Market Insights: Tuesday, January 13th, 2026
Market Overview
US stocks pulled back from record highs on Tuesday as a steady inflation report failed to provide a fresh catalyst for risk assets and the start of earnings season introduced new sources of uncertainty. The Dow Jones Industrial Average led the decline, falling roughly 0.8%, while the S&P 500 slipped about 0.2% and the Nasdaq Composite eased roughly 0.1%. The market reaction reflected a combination of profit taking near all-time highs, disappointment around early bank earnings, and heightened sensitivity to policy and geopolitical headlines. The December Consumer Price Index showed inflation holding steady, with headline CPI rising 2.7% year over year and 0.3% month over month, both in line with expectations. Core CPI came in slightly softer than forecast, rising 0.2% on the month and 2.6% year over year, the lowest annual pace since early 2021. While the inflation data reinforced the view that price pressures continue to cool gradually, it did little to spark a rally after last week’s strong gains. With the December jobs report already pointing to a cooling but still resilient labor market, traders largely solidified expectations that the Federal Reserve will hold rates steady at its upcoming meeting, while maintaining bets for the first of two quarter-point cuts later in the year, most likely beginning in June. Earnings season officially got underway with results from JPMorgan Chase, which missed expectations after taking a $2.2 billion hit tied to its Apple Card business, sending shares sharply lower and weighing on the broader financial sector. More bank earnings from Bank of America, Citigroup, and Morgan Stanley are due in the coming days, keeping investors cautious. Meanwhile, concerns about Federal Reserve independence remained in focus as global central bankers joined former US officials in condemning the Justice Department’s investigation into Chair Jerome Powell, which Powell has characterized as politically motivated pressure from President Trump. On the geopolitical front, Trump added another layer of uncertainty by warning that countries continuing to do business with Iran would face a 25% US tariff, compounding existing tensions tied to Venezuela and global trade. Taken together, Tuesday’s session reflected a market that is still firmly in a longer-term uptrend, but increasingly sensitive to earnings, policy risk, and geopolitical developments as it digests a heavy flow of information near record levels.
SPY Performance
SPY gave back a modest portion of recent gains, opening at $695.46 and trading lower through much of the session before stabilizing into the close. The ETF reached an intraday high of $696.09 early, set a low at $691.36, and finished the day at $693.87, down 0.19%. Trading volume came in at 71.50 million shares, slightly above average, suggesting some profit taking rather than a lack of participation. After CPI briefly pushed SPY to new intraday highs, sellers gradually took control, but downside momentum faded late in the session as buyers stepped in near the $691 area. The late-day rebound reinforced that dips continue to be bought and that the broader bullish structure remains intact above key support.
Major Indices Performance
Index performance showed broad but contained weakness. The Dow declined 0.80%, weighed down by financials following JPMorgan’s earnings miss. The S&P 500 slipped 0.20%, while the Nasdaq fell 0.10%, reflecting resilience in large-cap technology despite the overall pullback. The Russell 2000 dipped just 0.02%, signaling that smaller-cap stocks held up relatively well and that the move was more about rotation and digestion than a broad-based risk-off shift.
Notable Stock Movements
The Magnificent Seven delivered a mixed session, with roughly half of the group finishing higher and half lower. Alphabet led the upside with gains of up to 1.24%, helping support the Nasdaq, while Meta was the weakest performer, falling as much as 1.69%. The mixed performance underscored ongoing rotation within megacap leadership rather than coordinated selling. In the financial sector, JPMorgan fell sharply after its earnings miss, pressuring peers and contributing to the Dow’s underperformance.
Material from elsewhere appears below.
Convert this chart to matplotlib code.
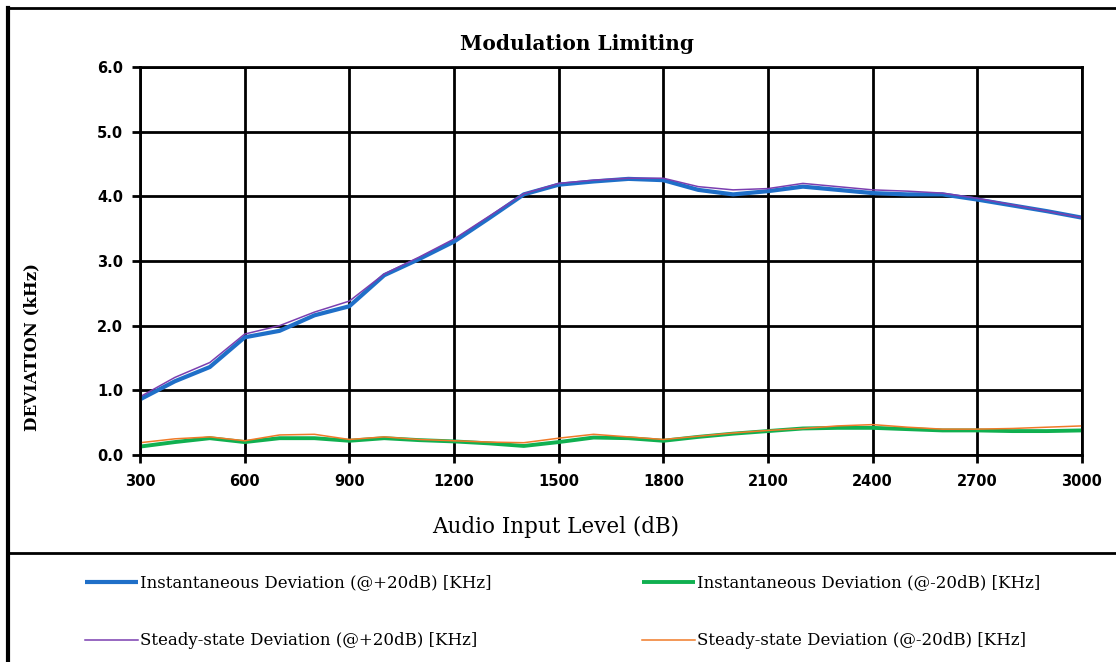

Commodity and Cryptocurrency Updates
Commodities and crypto painted a more constructive picture beneath the surface. Crude oil surged 2.80% to $60.98, reaching the $60 level our model has been forecasting for several months. While further volatility is possible, sustained trade above $56 keeps the door open for a move toward $70. Gold slipped 0.45% to $4,594 after its recent surge but remains near record highs, reflecting ongoing demand for inflation and geopolitical hedges. Bitcoin rose 3.75% to close above $94,400, signaling strong risk appetite in crypto despite equity market consolidation.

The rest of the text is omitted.